THERE seems to be renewed push for somewhat stalled Afghan peace process as Pakistan’s Chief of Army Staff (COAS) General Qamar Javed Bajwa, accompanied by the ISI Chief Lt. General Faiz Hameed, paid a day-long visit to Kabul and held wide-ranging talks with both Afghan President Ashraf Ghani and Chairman of the High Council for National Reconciliation Abdullah Abdullah.
The talks were reportedly brokered by General Sir Nicholas Patrick Carter, UK’s Chief of the Defence Staff, who earlier had extensive discussions with the Army Chief in Rawalpindi.
The visit of the military leadership and talks with top Afghan leaders in Kabul is yet another manifestation of Pakistan’s firm and sincere resolve to help facilitate peaceful resolution of the longstanding Afghan conflict through intra-Afghan dialogue.
In fact, Pakistan is the champion of the idea of the peaceful resolution of the Afghan issue as it invested both time and energy in persuading the United States and Kabul Government that there is no military solution to the problem and that national reconciliation was the only option for untying the complicated knot.
In line with this approach, Pakistan extended best of its cooperation and delivered Afghan Taliban on the negotiating table, leading to accords in black and white between the United States and Taliban on the one hand and Kabul Government and Taliban on the other hand.
However, hiccups are emerging in the way of achieving further progress mainly because of lack of trust between the Government and Taliban and violation of commitments that both sides made in the agreement.
The latest development comes in the backdrop of accusatory statements emanating from Kabul, which often tries to shift blame of its own follies on Pakistan despite repeated attempts made by Islamabad to facilitate the peace process in a meaningful way.
Gen Bajwa reiterated that a peaceful Afghanistan means a peaceful region in general and a peaceful Pakistan in particular, and stated, “We will always support ‘Afghan-led and Afghan-owned peace process’ based on mutual consensus of all the stakeholders.”
The role of Pakistan was indirectly appreciated by Kabul when Dr Abdullah Abdullah, in a tweet after meeting with the COAS, stated that General Bajwa assured him of Pakistan support for an inclusive power-sharing arrangement and elections as a right of Afghans to self-determination.

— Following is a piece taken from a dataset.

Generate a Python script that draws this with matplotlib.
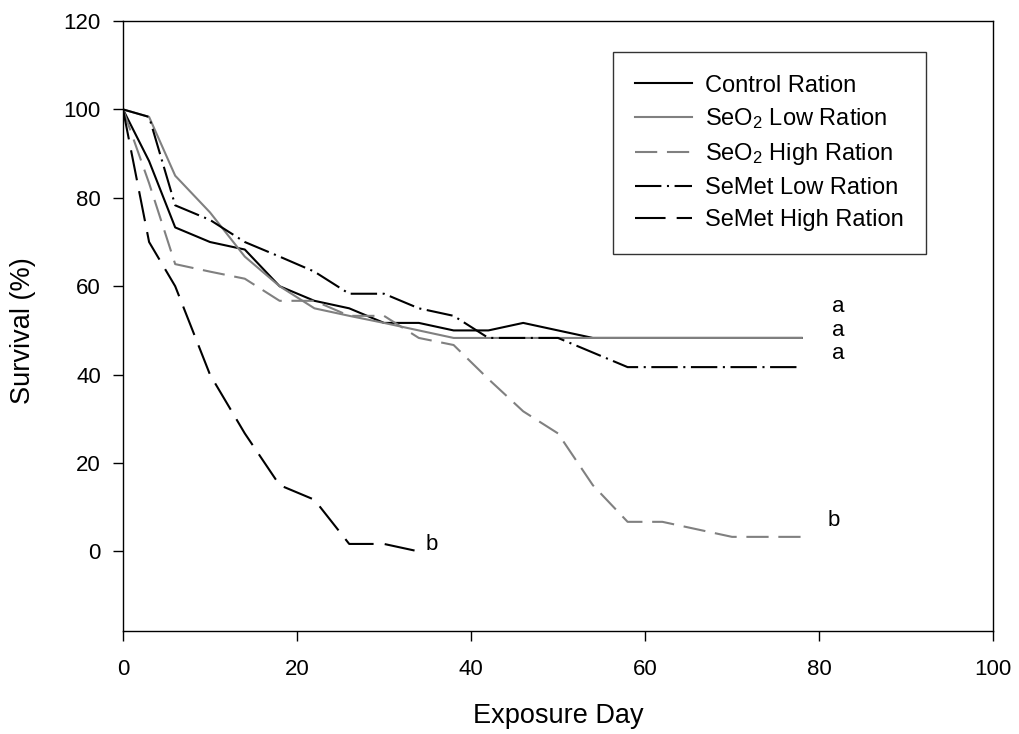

Being head of the High Council for National Reconciliation his remarks that there was no military solution to the Afghan crisis, and that there was need to restart meaningful talks between the Afghan government and Taliban aimed at an inclusive and comprehensive political settlement assumes greater significance.
We hope the understanding reached during the Kabul visit would form the basis for concrete progress towards restarting of the peace process despite surge in fighting amidst withdrawal of foreign troops, which is understandable as the two sides are trying to consolidate and expand their gains to use them as leverage on the negotiating table.
There is also a need for the Afghan Government leaders to review their strategy towards Pakistan as on the one hand they never get tired of speaking about respect for Afghan sovereignty but on the other hand they find fault with initiatives of Pakistan that are aimed at formalizing international borders through projects like border management.